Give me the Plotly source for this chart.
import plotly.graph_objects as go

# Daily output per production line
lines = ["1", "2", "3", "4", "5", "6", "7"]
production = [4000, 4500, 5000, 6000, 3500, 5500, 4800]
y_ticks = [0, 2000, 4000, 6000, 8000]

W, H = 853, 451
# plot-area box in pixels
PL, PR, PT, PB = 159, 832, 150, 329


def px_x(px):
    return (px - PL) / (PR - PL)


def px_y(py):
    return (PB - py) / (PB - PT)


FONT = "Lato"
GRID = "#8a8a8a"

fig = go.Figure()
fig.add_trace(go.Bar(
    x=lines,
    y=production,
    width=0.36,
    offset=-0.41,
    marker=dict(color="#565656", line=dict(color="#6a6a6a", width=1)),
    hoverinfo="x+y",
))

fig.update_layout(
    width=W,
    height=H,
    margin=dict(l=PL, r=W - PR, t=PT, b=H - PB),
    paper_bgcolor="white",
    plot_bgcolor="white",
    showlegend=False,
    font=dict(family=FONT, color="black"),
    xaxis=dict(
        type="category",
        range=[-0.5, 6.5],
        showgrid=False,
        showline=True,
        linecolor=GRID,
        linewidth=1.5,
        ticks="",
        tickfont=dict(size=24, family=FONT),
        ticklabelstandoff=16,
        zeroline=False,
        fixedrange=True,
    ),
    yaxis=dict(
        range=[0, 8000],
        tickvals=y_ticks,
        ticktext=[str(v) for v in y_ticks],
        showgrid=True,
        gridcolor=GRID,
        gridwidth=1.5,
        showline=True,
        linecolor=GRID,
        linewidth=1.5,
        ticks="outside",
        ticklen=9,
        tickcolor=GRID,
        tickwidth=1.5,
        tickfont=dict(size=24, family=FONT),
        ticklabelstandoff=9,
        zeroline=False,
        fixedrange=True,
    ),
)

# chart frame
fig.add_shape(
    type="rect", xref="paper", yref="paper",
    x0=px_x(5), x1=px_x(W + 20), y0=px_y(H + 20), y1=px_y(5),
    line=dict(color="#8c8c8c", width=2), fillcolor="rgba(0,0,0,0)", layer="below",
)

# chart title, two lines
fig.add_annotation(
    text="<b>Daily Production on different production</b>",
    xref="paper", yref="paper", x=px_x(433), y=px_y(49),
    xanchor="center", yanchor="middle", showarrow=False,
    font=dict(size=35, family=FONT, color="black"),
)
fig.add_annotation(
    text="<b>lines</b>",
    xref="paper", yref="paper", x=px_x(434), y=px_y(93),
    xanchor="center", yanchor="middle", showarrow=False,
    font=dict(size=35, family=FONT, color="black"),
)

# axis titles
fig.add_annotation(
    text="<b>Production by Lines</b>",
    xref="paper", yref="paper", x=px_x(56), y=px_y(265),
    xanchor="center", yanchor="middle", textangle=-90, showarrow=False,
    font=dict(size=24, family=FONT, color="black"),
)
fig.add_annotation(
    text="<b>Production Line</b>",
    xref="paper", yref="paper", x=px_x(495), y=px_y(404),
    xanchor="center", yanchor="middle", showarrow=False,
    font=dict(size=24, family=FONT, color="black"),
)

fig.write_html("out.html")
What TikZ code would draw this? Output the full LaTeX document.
---
> Directions for this task: Reproduce every line of the material above exactly.

> Exercise output:
Give me the Plotly source for this chart.
import plotly.graph_objects as go

# Daily output per production line
lines = ["1", "2", "3", "4", "5", "6", "7"]
production = [4000, 4500, 5000, 6000, 3500, 5500, 4800]
y_ticks = [0, 2000, 4000, 6000, 8000]

W, H = 853, 451
# plot-area box in pixels
PL, PR, PT, PB = 159, 832, 150, 329


def px_x(px):
    return (px - PL) / (PR - PL)


def px_y(py):
    return (PB - py) / (PB - PT)


FONT = "Lato"
GRID = "#8a8a8a"

fig = go.Figure()
fig.add_trace(go.Bar(
    x=lines,
    y=production,
    width=0.36,
    offset=-0.41,
    marker=dict(color="#565656", line=dict(color="#6a6a6a", width=1)),
    hoverinfo="x+y",
))

fig.update_layout(
    width=W,
    height=H,
    margin=dict(l=PL, r=W - PR, t=PT, b=H - PB),
    paper_bgcolor="white",
    plot_bgcolor="white",
    showlegend=False,
    font=dict(family=FONT, color="black"),
    xaxis=dict(
        type="category",
        range=[-0.5, 6.5],
        showgrid=False,
        showline=True,
        linecolor=GRID,
        linewidth=1.5,
        ticks="",
        tickfont=dict(size=24, family=FONT),
        ticklabelstandoff=16,
        zeroline=False,
        fixedrange=True,
    ),
    yaxis=dict(
        range=[0, 8000],
        tickvals=y_ticks,
        ticktext=[str(v) for v in y_ticks],
        showgrid=True,
        gridcolor=GRID,
        gridwidth=1.5,
        showline=True,
        linecolor=GRID,
        linewidth=1.5,
        ticks="outside",
        ticklen=9,
        tickcolor=GRID,
        tickwidth=1.5,
        tickfont=dict(size=24, family=FONT),
        ticklabelstandoff=9,
        zeroline=False,
        fixedrange=True,
    ),
)

# chart frame
fig.add_shape(
    type="rect", xref="paper", yref="paper",
    x0=px_x(5), x1=px_x(W + 20), y0=px_y(H + 20), y1=px_y(5),
    line=dict(color="#8c8c8c", width=2), fillcolor="rgba(0,0,0,0)", layer="below",
)

# chart title, two lines
fig.add_annotation(
    text="<b>Daily Production on different production</b>",
    xref="paper", yref="paper", x=px_x(433), y=px_y(49),
    xanchor="center", yanchor="middle", showarrow=False,
    font=dict(size=35, family=FONT, color="black"),
)
fig.add_annotation(
    text="<b>lines</b>",
    xref="paper", yref="paper", x=px_x(434), y=px_y(93),
    xanchor="center", yanchor="middle", showarrow=False,
    font=dict(size=35, family=FONT, color="black"),
)

# axis titles
fig.add_annotation(
    text="<b>Production by Lines</b>",
    xref="paper", yref="paper", x=px_x(56), y=px_y(265),
    xanchor="center", yanchor="middle", textangle=-90, showarrow=False,
    font=dict(size=24, family=FONT, color="black"),
)
fig.add_annotation(
    text="<b>Production Line</b>",
    xref="paper", yref="paper", x=px_x(495), y=px_y(404),
    xanchor="center", yanchor="middle", showarrow=False,
    font=dict(size=24, family=FONT, color="black"),
)

fig.write_html("out.html")
What TikZ code would draw this? Output the full LaTeX document.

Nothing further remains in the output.